Exercise goal: Repeat the span of the entries below that starts at the line with "Reproduce this diagram with TikZ." and ends at the line with "(13.4,-0.8) node[step box]", nothing more. Skip the pictures.
----
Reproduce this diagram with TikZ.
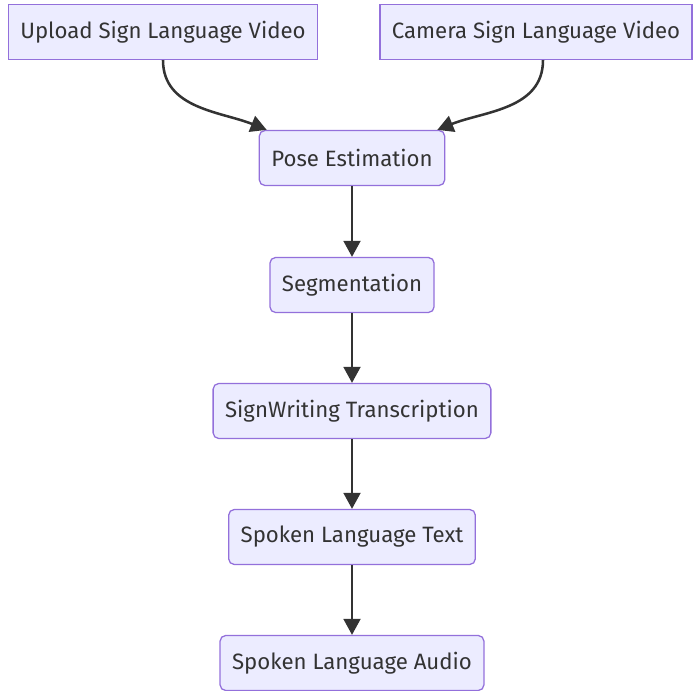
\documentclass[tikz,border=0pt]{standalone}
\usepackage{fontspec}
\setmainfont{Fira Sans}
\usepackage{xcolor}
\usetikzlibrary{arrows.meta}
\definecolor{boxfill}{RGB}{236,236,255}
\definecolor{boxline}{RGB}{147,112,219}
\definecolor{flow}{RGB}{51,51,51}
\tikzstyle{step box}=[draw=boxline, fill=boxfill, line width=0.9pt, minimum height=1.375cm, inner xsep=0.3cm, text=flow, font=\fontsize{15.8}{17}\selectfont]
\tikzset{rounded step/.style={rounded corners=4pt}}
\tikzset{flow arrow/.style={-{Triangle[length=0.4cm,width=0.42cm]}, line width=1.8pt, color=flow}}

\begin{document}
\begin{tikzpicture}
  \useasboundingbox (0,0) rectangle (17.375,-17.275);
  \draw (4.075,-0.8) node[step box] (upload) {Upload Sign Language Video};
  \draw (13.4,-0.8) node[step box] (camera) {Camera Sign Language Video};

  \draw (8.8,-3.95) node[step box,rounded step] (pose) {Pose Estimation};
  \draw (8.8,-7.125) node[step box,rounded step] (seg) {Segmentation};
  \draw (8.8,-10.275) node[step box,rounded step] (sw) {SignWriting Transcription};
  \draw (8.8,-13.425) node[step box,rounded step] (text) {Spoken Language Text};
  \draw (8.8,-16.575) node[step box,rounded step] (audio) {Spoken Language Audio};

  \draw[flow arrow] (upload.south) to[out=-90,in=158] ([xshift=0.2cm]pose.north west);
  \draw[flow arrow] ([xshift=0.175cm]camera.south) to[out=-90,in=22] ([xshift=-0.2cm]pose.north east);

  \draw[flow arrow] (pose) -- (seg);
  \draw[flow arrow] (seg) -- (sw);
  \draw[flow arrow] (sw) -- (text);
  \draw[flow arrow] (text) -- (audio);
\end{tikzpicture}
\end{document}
----
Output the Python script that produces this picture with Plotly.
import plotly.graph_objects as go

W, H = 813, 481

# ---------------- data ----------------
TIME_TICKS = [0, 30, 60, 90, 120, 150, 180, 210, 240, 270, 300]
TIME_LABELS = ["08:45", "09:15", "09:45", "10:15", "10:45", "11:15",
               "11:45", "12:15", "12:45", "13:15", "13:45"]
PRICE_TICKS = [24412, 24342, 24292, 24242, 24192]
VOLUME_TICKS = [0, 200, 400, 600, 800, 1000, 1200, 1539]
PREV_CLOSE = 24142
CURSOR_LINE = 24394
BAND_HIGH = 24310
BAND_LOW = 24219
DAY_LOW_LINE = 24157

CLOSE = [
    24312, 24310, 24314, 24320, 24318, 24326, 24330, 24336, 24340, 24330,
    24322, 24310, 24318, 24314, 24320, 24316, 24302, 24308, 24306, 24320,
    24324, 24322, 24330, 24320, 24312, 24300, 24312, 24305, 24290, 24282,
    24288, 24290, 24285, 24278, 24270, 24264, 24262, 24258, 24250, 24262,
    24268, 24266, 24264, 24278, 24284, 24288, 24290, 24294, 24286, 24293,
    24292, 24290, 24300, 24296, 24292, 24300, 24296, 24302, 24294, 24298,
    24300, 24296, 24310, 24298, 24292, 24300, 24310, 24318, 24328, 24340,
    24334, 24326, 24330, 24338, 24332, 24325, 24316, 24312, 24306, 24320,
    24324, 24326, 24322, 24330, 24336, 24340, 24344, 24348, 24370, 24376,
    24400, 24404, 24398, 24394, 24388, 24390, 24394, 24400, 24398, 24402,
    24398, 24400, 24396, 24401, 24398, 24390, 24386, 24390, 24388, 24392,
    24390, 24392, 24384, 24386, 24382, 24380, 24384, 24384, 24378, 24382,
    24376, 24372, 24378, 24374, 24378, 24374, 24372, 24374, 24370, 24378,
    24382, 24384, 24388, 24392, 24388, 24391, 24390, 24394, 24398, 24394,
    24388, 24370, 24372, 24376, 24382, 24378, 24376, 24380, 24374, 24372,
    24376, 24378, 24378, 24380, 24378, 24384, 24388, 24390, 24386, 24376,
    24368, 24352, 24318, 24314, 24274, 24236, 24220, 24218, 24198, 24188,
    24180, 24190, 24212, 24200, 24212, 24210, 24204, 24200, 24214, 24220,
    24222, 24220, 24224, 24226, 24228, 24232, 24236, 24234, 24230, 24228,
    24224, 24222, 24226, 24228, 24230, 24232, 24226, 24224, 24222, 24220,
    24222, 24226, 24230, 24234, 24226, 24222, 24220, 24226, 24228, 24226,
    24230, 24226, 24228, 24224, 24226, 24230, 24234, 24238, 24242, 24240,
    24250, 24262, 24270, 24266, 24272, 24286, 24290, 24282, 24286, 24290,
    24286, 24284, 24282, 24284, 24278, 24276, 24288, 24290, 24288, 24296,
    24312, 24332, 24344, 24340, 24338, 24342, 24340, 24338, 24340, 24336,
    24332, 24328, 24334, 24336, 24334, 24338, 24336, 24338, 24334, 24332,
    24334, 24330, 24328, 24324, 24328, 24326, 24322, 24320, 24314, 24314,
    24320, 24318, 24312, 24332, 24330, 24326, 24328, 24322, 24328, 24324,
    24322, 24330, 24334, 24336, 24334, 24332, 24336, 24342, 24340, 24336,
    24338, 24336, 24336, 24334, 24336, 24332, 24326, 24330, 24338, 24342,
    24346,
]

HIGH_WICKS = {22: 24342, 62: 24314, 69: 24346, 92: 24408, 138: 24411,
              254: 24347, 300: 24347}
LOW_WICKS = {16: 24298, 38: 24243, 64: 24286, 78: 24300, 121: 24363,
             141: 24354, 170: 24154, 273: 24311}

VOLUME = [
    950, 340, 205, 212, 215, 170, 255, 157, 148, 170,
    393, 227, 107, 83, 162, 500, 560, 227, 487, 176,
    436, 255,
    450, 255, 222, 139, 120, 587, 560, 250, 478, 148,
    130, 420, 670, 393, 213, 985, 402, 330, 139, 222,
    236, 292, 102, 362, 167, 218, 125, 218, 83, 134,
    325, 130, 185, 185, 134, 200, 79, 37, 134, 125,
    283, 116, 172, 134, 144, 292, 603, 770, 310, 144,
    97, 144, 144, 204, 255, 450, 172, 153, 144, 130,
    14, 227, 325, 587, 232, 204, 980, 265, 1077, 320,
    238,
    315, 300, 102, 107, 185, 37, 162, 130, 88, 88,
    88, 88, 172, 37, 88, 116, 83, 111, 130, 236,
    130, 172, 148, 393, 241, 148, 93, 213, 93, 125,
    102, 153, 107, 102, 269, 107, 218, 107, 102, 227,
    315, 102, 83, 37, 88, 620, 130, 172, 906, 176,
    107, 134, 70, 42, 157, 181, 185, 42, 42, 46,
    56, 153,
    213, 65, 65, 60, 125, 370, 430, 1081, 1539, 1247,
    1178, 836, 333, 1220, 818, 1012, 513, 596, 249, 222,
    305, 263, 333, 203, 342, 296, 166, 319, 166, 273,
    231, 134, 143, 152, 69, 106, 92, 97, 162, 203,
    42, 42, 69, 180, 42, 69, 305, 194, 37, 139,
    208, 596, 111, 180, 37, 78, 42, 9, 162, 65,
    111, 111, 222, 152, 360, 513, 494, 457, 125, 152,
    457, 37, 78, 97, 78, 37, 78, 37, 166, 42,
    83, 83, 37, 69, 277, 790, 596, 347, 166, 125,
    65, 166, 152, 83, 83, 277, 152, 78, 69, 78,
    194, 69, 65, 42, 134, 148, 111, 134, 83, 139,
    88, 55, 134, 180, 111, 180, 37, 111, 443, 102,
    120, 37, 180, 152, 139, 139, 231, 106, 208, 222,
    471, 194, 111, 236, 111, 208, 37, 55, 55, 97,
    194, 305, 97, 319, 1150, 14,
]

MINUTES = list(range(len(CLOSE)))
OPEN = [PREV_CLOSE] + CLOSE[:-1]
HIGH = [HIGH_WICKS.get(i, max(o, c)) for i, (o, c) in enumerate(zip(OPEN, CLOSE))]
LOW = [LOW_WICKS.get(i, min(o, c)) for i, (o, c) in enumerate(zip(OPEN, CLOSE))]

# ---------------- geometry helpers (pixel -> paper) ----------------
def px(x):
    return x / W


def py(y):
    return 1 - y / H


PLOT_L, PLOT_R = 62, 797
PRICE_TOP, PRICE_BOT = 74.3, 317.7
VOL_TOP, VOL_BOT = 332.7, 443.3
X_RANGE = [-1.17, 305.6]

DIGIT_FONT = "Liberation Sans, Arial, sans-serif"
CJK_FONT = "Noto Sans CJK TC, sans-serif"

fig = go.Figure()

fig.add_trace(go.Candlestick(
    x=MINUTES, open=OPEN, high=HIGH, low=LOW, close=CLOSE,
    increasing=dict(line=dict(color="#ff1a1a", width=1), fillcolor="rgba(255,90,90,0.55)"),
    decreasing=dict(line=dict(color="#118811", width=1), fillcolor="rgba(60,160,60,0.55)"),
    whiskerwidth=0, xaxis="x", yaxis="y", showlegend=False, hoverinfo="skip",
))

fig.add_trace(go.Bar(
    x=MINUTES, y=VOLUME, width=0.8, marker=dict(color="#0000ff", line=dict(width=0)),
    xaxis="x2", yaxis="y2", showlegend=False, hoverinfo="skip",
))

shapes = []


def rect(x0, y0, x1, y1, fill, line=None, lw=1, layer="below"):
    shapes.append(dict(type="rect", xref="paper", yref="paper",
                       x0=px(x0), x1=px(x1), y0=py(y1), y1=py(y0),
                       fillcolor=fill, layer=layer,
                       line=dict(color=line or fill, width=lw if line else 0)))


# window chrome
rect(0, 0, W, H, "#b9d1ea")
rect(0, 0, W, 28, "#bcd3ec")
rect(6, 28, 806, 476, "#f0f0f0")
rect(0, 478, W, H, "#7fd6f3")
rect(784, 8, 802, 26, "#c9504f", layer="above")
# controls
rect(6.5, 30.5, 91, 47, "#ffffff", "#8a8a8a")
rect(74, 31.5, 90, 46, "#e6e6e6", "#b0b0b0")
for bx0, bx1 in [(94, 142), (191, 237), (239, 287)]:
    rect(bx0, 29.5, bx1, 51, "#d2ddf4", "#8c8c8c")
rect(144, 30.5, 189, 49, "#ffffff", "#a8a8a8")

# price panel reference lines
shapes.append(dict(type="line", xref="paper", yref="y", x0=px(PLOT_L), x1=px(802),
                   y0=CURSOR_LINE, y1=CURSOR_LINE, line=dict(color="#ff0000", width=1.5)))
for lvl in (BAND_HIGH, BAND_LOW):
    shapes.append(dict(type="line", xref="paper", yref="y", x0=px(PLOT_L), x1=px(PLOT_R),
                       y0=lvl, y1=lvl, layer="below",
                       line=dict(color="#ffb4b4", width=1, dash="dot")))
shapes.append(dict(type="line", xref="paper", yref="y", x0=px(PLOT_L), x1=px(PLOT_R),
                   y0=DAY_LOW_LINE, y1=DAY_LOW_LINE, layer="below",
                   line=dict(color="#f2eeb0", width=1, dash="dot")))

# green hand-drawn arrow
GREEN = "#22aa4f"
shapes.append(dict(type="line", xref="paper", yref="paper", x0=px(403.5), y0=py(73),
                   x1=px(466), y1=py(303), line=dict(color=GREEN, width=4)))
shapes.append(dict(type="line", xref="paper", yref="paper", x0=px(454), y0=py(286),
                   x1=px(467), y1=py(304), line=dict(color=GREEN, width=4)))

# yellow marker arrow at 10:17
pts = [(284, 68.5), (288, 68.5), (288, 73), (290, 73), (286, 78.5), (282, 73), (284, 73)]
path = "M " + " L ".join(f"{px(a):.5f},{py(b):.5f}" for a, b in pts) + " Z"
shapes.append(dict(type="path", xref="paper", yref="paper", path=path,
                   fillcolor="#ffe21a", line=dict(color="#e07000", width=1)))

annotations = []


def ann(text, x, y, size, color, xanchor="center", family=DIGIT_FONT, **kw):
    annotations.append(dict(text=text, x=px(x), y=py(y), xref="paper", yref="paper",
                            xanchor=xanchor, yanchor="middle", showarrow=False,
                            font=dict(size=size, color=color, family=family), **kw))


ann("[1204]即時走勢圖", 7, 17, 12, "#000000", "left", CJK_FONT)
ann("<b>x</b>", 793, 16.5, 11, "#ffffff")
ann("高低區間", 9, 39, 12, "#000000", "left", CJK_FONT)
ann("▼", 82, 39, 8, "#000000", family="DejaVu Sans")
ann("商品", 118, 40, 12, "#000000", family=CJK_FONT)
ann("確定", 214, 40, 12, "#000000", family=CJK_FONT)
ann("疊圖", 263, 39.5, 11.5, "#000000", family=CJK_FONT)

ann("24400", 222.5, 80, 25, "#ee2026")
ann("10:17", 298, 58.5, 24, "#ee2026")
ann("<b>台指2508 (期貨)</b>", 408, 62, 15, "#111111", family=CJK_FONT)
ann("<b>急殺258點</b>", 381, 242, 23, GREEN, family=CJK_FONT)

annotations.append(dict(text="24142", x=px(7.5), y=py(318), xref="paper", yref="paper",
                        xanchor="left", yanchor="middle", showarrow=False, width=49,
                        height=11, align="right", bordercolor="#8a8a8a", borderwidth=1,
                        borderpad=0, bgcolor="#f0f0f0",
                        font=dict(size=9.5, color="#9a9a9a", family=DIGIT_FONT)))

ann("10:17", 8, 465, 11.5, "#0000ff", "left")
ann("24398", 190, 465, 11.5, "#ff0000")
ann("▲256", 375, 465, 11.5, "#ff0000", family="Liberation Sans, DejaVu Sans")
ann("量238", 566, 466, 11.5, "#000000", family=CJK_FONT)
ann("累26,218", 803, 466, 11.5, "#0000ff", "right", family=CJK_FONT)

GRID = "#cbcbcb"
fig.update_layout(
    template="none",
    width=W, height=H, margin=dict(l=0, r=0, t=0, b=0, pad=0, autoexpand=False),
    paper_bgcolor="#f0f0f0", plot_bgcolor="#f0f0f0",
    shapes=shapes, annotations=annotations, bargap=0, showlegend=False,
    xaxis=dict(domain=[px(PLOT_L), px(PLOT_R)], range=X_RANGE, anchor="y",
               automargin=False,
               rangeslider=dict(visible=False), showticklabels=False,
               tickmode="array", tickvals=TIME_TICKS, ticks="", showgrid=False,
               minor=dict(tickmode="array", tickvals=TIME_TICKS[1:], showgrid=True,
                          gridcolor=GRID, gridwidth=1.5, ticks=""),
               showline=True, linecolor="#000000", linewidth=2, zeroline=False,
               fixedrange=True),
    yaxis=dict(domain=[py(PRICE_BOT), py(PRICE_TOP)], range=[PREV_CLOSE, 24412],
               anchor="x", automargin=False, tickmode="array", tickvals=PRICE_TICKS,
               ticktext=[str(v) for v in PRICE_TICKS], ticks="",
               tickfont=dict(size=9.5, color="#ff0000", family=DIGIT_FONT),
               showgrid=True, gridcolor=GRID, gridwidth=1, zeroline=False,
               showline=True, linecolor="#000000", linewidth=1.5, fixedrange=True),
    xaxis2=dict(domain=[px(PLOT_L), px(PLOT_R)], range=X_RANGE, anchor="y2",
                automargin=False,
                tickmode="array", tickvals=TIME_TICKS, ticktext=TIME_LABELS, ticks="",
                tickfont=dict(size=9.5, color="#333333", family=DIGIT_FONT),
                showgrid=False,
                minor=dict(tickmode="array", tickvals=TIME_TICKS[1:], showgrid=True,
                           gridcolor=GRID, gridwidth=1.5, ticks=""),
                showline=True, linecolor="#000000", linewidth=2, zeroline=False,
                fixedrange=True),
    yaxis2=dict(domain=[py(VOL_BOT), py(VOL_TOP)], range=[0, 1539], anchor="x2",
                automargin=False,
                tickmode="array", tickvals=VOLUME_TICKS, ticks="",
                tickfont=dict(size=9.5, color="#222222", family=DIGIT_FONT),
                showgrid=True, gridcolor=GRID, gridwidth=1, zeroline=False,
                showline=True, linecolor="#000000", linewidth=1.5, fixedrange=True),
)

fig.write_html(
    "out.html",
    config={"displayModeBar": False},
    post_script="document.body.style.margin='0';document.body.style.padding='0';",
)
----
Result of the exercise:
Reproduce this diagram with TikZ.
\documentclass[tikz,border=0pt]{standalone}
\usepackage{fontspec}
\setmainfont{Fira Sans}
\usepackage{xcolor}
\usetikzlibrary{arrows.meta}
\definecolor{boxfill}{RGB}{236,236,255}
\definecolor{boxline}{RGB}{147,112,219}
\definecolor{flow}{RGB}{51,51,51}
\tikzstyle{step box}=[draw=boxline, fill=boxfill, line width=0.9pt, minimum height=1.375cm, inner xsep=0.3cm, text=flow, font=\fontsize{15.8}{17}\selectfont]
\tikzset{rounded step/.style={rounded corners=4pt}}
\tikzset{flow arrow/.style={-{Triangle[length=0.4cm,width=0.42cm]}, line width=1.8pt, color=flow}}

\begin{document}
\begin{tikzpicture}
  \useasboundingbox (0,0) rectangle (17.375,-17.275);
  \draw (4.075,-0.8) node[step box] (upload) {Upload Sign Language Video};
  \draw (13.4,-0.8) node[step box] (camera) {Camera Sign Language Video};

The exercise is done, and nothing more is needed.